--- What is required ---
From the first line of the listing below to the line with "minimum height=108pt] (s4)", print each line exactly, and nothing more. Leave out the pictures.

--- Entries ---
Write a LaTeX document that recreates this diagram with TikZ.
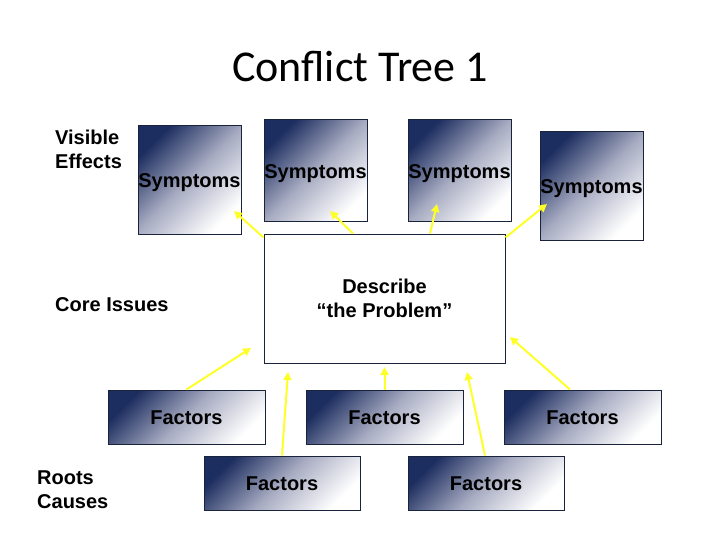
\documentclass[tikz,border=0pt]{standalone}
\usepackage{fontspec}
\setmainfont{Liberation Sans}
\newfontfamily\titlefont{Carlito}
\usetikzlibrary{arrows.meta}
\definecolor{boxdark}{RGB}{28,45,95}
\definecolor{boxmid}{RGB}{168,172,194}
\definecolor{boxedge}{RGB}{25,35,60}
\definecolor{arrowyellow}{RGB}{255,255,40}
\tikzset{
  grad/.style={draw=boxedge, line width=1pt, top color=boxdark, bottom color=white, middle color=boxmid, shading angle=45,
    font=\fontsize{20}{24}\selectfont\bfseries, text height=14.3pt, text depth=0pt, inner sep=0pt},
  sym/.style={grad, minimum width=103pt},
  fac/.style={grad, minimum width=157pt, minimum height=54pt},
  arr/.style={draw=arrowyellow, line width=2pt, -{Triangle[length=8pt,width=8pt]}},
  lbl/.style={font=\fontsize{20}{24}\selectfont\bfseries, align=left, inner sep=0pt}
}
\begin{document}
\begin{tikzpicture}[x=1pt,y=-1pt]
\useasboundingbox (0,0) rectangle (720,540);
\node[font=\titlefont\fontsize{44}{50}\selectfont, anchor=base] (title) at (360,82) {Conflict Tree 1};

\node[sym, minimum height=108pt] (s1) at (189.5,180) {Symptoms};
\node[sym, minimum height=102pt] (s2) at (315.5,171) {Symptoms};
\node[sym, minimum height=102pt] (s3) at (459.5,171) {Symptoms};
\node[sym, minimum height=108pt] (s4) at (591.5,186) {Symptoms};

\node[draw=boxedge, line width=1pt, fill=white, minimum width=241pt, minimum height=129pt, align=center,
  font=\fontsize{20}{24}\selectfont\bfseries, inner sep=0pt] (c) at (384.5,298.5) {Describe\\“the Problem”};

\node[fac] (f1) at (186.5,417) {Factors};
\node[fac] (f2) at (384.5,417) {Factors};
\node[fac] (f3) at (582.5,417) {Factors};
\node[fac, minimum width=156pt] (f4) at (282,483) {Factors};
\node[fac, minimum width=156pt] (f5) at (486,483) {Factors};

\node[lbl, anchor=base west] (vis) at (55,169) {Visible\\Effects};
\node[lbl, anchor=base west] (core) at (55,311) {Core Issues};
\node[lbl, anchor=base west] (roots) at (37,508) {Roots\\Causes};

\coordinate (t1) at (234,211);
\coordinate (t2) at (330,211);
\coordinate (t3) at (437,204);
\coordinate (t4) at (547,204);
\coordinate (t5) at (251,348);
\coordinate (t6) at (288,372);
\coordinate (t7) at (384.5,367);
\coordinate (t8) at (467,372);
\coordinate (t9) at (510,337);

\draw[arr] ([yshift=-4pt]c.north west) -- (t1);
\draw[arr] ([xshift=-31.5pt]c.north) -- (t2);
\draw[arr] ([xshift=45.5pt]c.north) -- (t3);
\draw[arr] ([yshift=-4pt]c.north east) -- (t4);
\draw[arr] (f1.north) -- (t5);
\draw[arr] (f4.north) -- (t6);
\draw[arr] (f2.north) -- (t7);
\draw[arr] ([xshift=-1pt]f5.north) -- (t8);
\draw[arr] ([xshift=-12.5pt]f3.north) -- (t9);
\end{tikzpicture}
\end{document}
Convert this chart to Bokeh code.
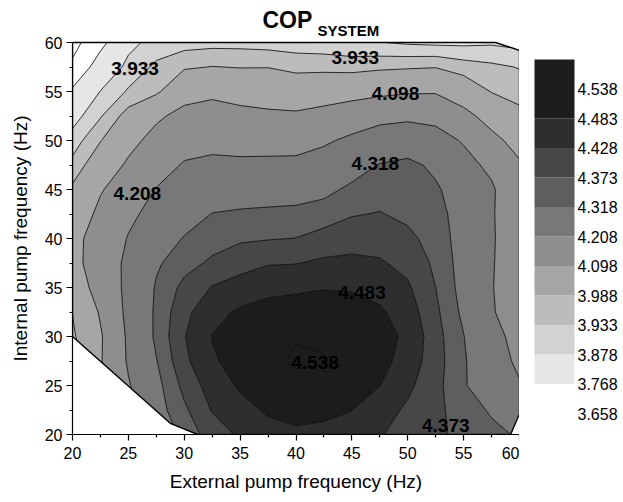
import math
import numpy as np
from bokeh.plotting import figure
from bokeh.models import Range1d, FixedTicker
from bokeh.layouts import row
from bokeh.core.properties import value
from bokeh.embed import file_html
from bokeh.resources import INLINE

FONT = "Liberation Sans"

# grid of external (x) and internal (y) pump frequencies, Hz
ext_freq = [20, 22.5, 25, 27.5, 30, 32.5, 35, 37.5, 40, 42.5, 45, 47.5, 50, 52.5, 55, 57.5, 60]
int_freq = [20, 22.5, 25, 27.5, 30, 32.5, 35, 37.5, 40, 42.5, 45, 47.5, 50, 52.5, 55, 57.5, 60]

# COP values, one list per internal frequency (rows, bottom to top)
cop_y20 = [3.80, 3.95, 4.10, 4.25, 4.34, 4.398, 4.437, 4.465, 4.475, 4.47, 4.46, 4.432, 4.408, 4.384, 4.359, 4.335, 4.31]
cop_y22 = [3.85, 4.00, 4.15, 4.29, 4.363, 4.432, 4.467, 4.49, 4.497, 4.495, 4.484, 4.452, 4.419, 4.386, 4.348, 4.31, 4.25]
cop_y25 = [3.90, 4.05, 4.20, 4.298, 4.389, 4.454, 4.49, 4.51, 4.525, 4.522, 4.505, 4.484, 4.44, 4.391, 4.325, 4.27, 4.215]
cop_y27 = [3.93, 4.09, 4.219, 4.315, 4.416, 4.476, 4.505, 4.527, 4.544, 4.540, 4.522, 4.50, 4.462, 4.396, 4.326, 4.253, 4.19]
cop_y30 = [3.975, 4.088, 4.223, 4.331, 4.425, 4.485, 4.51, 4.525, 4.535, 4.533, 4.52, 4.50, 4.474, 4.394, 4.32, 4.235, 4.18]
cop_y32 = [3.99, 4.108, 4.232, 4.33, 4.413, 4.467, 4.49, 4.505, 4.513, 4.513, 4.505, 4.49, 4.457, 4.385, 4.304, 4.214, 4.17]
cop_y35 = [4.045, 4.134, 4.233, 4.325, 4.389, 4.431, 4.456, 4.467, 4.472, 4.48, 4.478, 4.467, 4.436, 4.373, 4.294, 4.212, 4.16]
cop_y37 = [4.07, 4.145, 4.23, 4.309, 4.352, 4.383, 4.403, 4.424, 4.426, 4.438, 4.441, 4.434, 4.412, 4.362, 4.291, 4.215, 4.15]
cop_y40 = [4.07, 4.14, 4.213, 4.271, 4.323, 4.35, 4.366, 4.370, 4.374, 4.393, 4.405, 4.406, 4.387, 4.35, 4.29, 4.219, 4.14]
cop_y42 = [4.03, 4.122, 4.189, 4.238, 4.281, 4.32, 4.328, 4.332, 4.335, 4.347, 4.369, 4.376, 4.36, 4.339, 4.29, 4.218, 4.13]
cop_y45 = [4.00, 4.09, 4.152, 4.212, 4.255, 4.275, 4.278, 4.283, 4.287, 4.30, 4.332, 4.348, 4.346, 4.327, 4.282, 4.222, 4.12]
cop_y47 = [3.95, 4.036, 4.113, 4.166, 4.216, 4.228, 4.225, 4.228, 4.230, 4.249, 4.285, 4.322, 4.335, 4.304, 4.24, 4.186, 4.11]
cop_y50 = [3.904, 3.985, 4.068, 4.131, 4.171, 4.181, 4.175, 4.172, 4.172, 4.195, 4.227, 4.255, 4.273, 4.245, 4.20, 4.127, 4.061]
cop_y52 = [3.851, 3.928, 4.015, 4.082, 4.127, 4.135, 4.125, 4.116, 4.112, 4.129, 4.153, 4.181, 4.188, 4.182, 4.129, 4.058, 4.007]
cop_y55 = [3.785, 3.88, 3.94, 3.975, 4.06, 4.08, 4.062, 4.052, 4.043, 4.053, 4.064, 4.076, 4.089, 4.09, 4.041, 3.985, 3.964]
cop_y57 = [3.68, 3.82, 3.895, 3.945, 3.98, 3.99, 3.985, 3.986, 3.97, 3.97, 3.965, 3.975, 3.98, 3.985, 3.96, 3.945, 3.93]
cop_y60 = [3.62, 3.74, 3.86, 3.90, 3.91, 3.915, 3.915, 3.91, 3.905, 3.90, 3.89, 3.88, 3.87, 3.865, 3.865, 3.87, 3.86]

# contour levels and colours (lowest band first)
levels = [3.658, 3.768, 3.878, 3.933, 3.988, 4.098, 4.208, 4.318, 4.373, 4.428, 4.483, 4.538]
level_labels = ["3.658", "3.768", "3.878", "3.933", "3.988", "4.098", "4.208", "4.318", "4.373", "4.428", "4.483", "4.538"]
band_colors = ["#FFFFFF", "#E6E6E6", "#D2D2D2", "#BCBCBC", "#A6A6A6", "#8E8E8E",
               "#787878", "#5E5E5E", "#474747", "#2E2E2E", "#1C1C1C", "#1C1C1C"]
below_color = "#FFFFFF"
low_bound, high_bound = 3.5, 4.6

# boundary of the measured domain
hull_x = [20, 28.8, 31.2, 59.2, 60, 60, 57.85, 20]
hull_y = [30, 21.1, 20, 20, 22.1, 59.2, 60, 60]

# contour value labels
clabel_text = ["3.933", "3.933", "4.098", "4.318", "4.208", "4.483", "4.538", "4.373"]
clabel_x = [25.6, 45.3, 48.9, 47.1, 25.8, 45.9, 41.7, 53.4]
clabel_y = [57.3, 58.5, 54.8, 47.7, 44.6, 34.5, 27.3, 20.9]

title_main, title_sub = "COP", "SYSTEM"
x_title = "External pump frequency (Hz)"
y_title = "Internal pump frequency (Hz)"

# ---------------- layout (pixels) ----------------
W, H = 620, 500
LEFT_W = 40                       # strip holding the y-axis title
FRAME_L, FRAME_R, FRAME_T, FRAME_B = 72, 519, 42, 434   # data area
CB_L, CB_R = 534, 574             # colour scale column
CB_TOP, CB_SLOT = 59.0, 29.5      # colour scale top and slot height
BOTTOM = H - FRAME_B

X = np.array(ext_freq, dtype=float)
Y = np.array(int_freq, dtype=float)
Z = np.array([cop_y20, cop_y22, cop_y25, cop_y27, cop_y30, cop_y32, cop_y35, cop_y37,
              cop_y40, cop_y42, cop_y45, cop_y47, cop_y50, cop_y52, cop_y55, cop_y57, cop_y60])

sx = (FRAME_R - FRAME_L) / (X[-1] - X[0])
sy = (FRAME_B - FRAME_T) / (Y[-1] - Y[0])


def px2x(px):
    return float(X[0] + (px - FRAME_L) / sx)


def py2y(py):
    return float(Y[0] + (FRAME_B - py) / sy)


def common(fig):
    fig.outline_line_color = None
    fig.xgrid.visible = False
    fig.ygrid.visible = False
    fig.background_fill_color = "white"
    fig.border_fill_color = "white"


# ---------- left strip with y title ----------
left = figure(width=LEFT_W, height=H, x_range=Range1d(0, LEFT_W), y_range=Range1d(0, FRAME_B),
              output_backend="svg", toolbar_location=None, x_axis_location=None, y_axis_location=None,
              min_border_left=0, min_border_right=0, min_border_top=0, min_border_bottom=BOTTOM)
common(left)
left.text(x=[20], y=[FRAME_B - (FRAME_T + FRAME_B) / 2], text=[y_title], angle=math.pi / 2,
          text_font=value(FONT), text_font_size="19px", text_align="center",
          text_baseline="middle", text_color="black")

# ---------- main contour plot ----------
p = figure(width=FRAME_R - LEFT_W, height=H,
           x_range=Range1d(float(X[0]), float(X[-1])), y_range=Range1d(float(Y[0]), py2y(0)),
           output_backend="svg", toolbar_location=None,
           min_border_left=FRAME_L - LEFT_W, min_border_right=0, min_border_top=0,
           min_border_bottom=BOTTOM)
common(p)

all_levels = [low_bound] + levels + [high_bound]
fills = [below_color] + band_colors
p.contour(X, Y, Z, all_levels, fill_color=fills, line_color="black", line_width=0.8)

frame_x = [float(X[0]), float(X[-1]), float(X[-1]), float(X[0])]
frame_y = [float(Y[0]), float(Y[0]), float(Y[-1]), float(Y[-1])]
p.multi_polygons(xs=[[[frame_x, hull_x]]], ys=[[[frame_y, hull_y]]],
                 fill_color="white", line_color=None)
p.patch(hull_x, hull_y, fill_color=None, line_color="black", line_width=1.4)

p.text(x=clabel_x, y=clabel_y, text=clabel_text, text_font=value(FONT),
       text_font_size="19px", text_font_style="bold", text_align="center",
       text_baseline="middle", text_color="black")

major = [20, 25, 30, 35, 40, 45, 50, 55, 60]
minor = [22.5, 27.5, 32.5, 37.5, 42.5, 47.5, 52.5, 57.5]
for ax in (p.xaxis[0], p.yaxis[0]):
    ax.bounds = (float(X[0]), float(X[-1]))
    ax.ticker = FixedTicker(ticks=major, minor_ticks=minor)
    ax.major_tick_in = 0
    ax.major_tick_out = 6
    ax.minor_tick_in = 0
    ax.minor_tick_out = 3
    ax.axis_line_width = 1.2
    ax.major_tick_line_width = 1.2
    ax.minor_tick_line_width = 1.2
    ax.major_label_text_font = FONT
    ax.major_label_text_font_size = "16px"
    ax.major_label_text_color = "black"
    ax.axis_label_text_font = FONT
    ax.axis_label_text_font_size = "19px"
    ax.axis_label_text_font_style = "normal"
    ax.axis_label_text_color = "black"
p.xaxis.axis_label = x_title
p.xaxis.major_label_standoff = 6
p.xaxis.axis_label_standoff = 9
p.yaxis.major_label_standoff = 4

# title (COP with subscript)
p.text(x=[px2x(262)], y=[py2y(19)], text=[title_main], text_font=value(FONT),
       text_font_size="23px", text_font_style="bold", text_baseline="alphabetic",
       text_align="left", text_color="black")
p.text(x=[px2x(317)], y=[py2y(30)], text=[title_sub], text_font=value(FONT),
       text_font_size="15px", text_font_style="bold", text_baseline="alphabetic",
       text_align="left", text_color="black")

# ---------- colour scale ----------
cb = figure(width=W - FRAME_R, height=H, x_range=Range1d(FRAME_R, W), y_range=Range1d(0, FRAME_B),
            output_backend="svg", toolbar_location=None, x_axis_location=None, y_axis_location=None,
            min_border_left=0, min_border_right=0, min_border_top=0, min_border_bottom=BOTTOM)
common(cb)
n = len(levels)
slot_bottom = [FRAME_B - (CB_TOP + CB_SLOT * (n - i)) for i in range(n)]
slot_top = [FRAME_B - (CB_TOP + CB_SLOT * (n - i - 1)) for i in range(n)]
cb.quad(left=CB_L, right=CB_R, bottom=slot_bottom, top=slot_top,
        fill_color=band_colors, line_color=None)
cb.text(x=[CB_R + 3] * n, y=slot_bottom, text=level_labels, text_font=value(FONT),
        text_font_size="16px", text_align="left", text_baseline="middle", text_color="black")

layout = row(left, p, cb)
open("out.html", "w").write(file_html(layout, INLINE))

--- Written response ---
Write a LaTeX document that recreates this diagram with TikZ.
\documentclass[tikz,border=0pt]{standalone}
\usepackage{fontspec}
\setmainfont{Liberation Sans}
\newfontfamily\titlefont{Carlito}
\usetikzlibrary{arrows.meta}
\definecolor{boxdark}{RGB}{28,45,95}
\definecolor{boxmid}{RGB}{168,172,194}
\definecolor{boxedge}{RGB}{25,35,60}
\definecolor{arrowyellow}{RGB}{255,255,40}
\tikzset{
  grad/.style={draw=boxedge, line width=1pt, top color=boxdark, bottom color=white, middle color=boxmid, shading angle=45,
    font=\fontsize{20}{24}\selectfont\bfseries, text height=14.3pt, text depth=0pt, inner sep=0pt},
  sym/.style={grad, minimum width=103pt},
  fac/.style={grad, minimum width=157pt, minimum height=54pt},
  arr/.style={draw=arrowyellow, line width=2pt, -{Triangle[length=8pt,width=8pt]}},
  lbl/.style={font=\fontsize{20}{24}\selectfont\bfseries, align=left, inner sep=0pt}
}
\begin{document}
\begin{tikzpicture}[x=1pt,y=-1pt]
\useasboundingbox (0,0) rectangle (720,540);
\node[font=\titlefont\fontsize{44}{50}\selectfont, anchor=base] (title) at (360,82) {Conflict Tree 1};

\node[sym, minimum height=108pt] (s1) at (189.5,180) {Symptoms};
\node[sym, minimum height=102pt] (s2) at (315.5,171) {Symptoms};
\node[sym, minimum height=102pt] (s3) at (459.5,171) {Symptoms};
\node[sym, minimum height=108pt] (s4) at (591.5,186) {Symptoms};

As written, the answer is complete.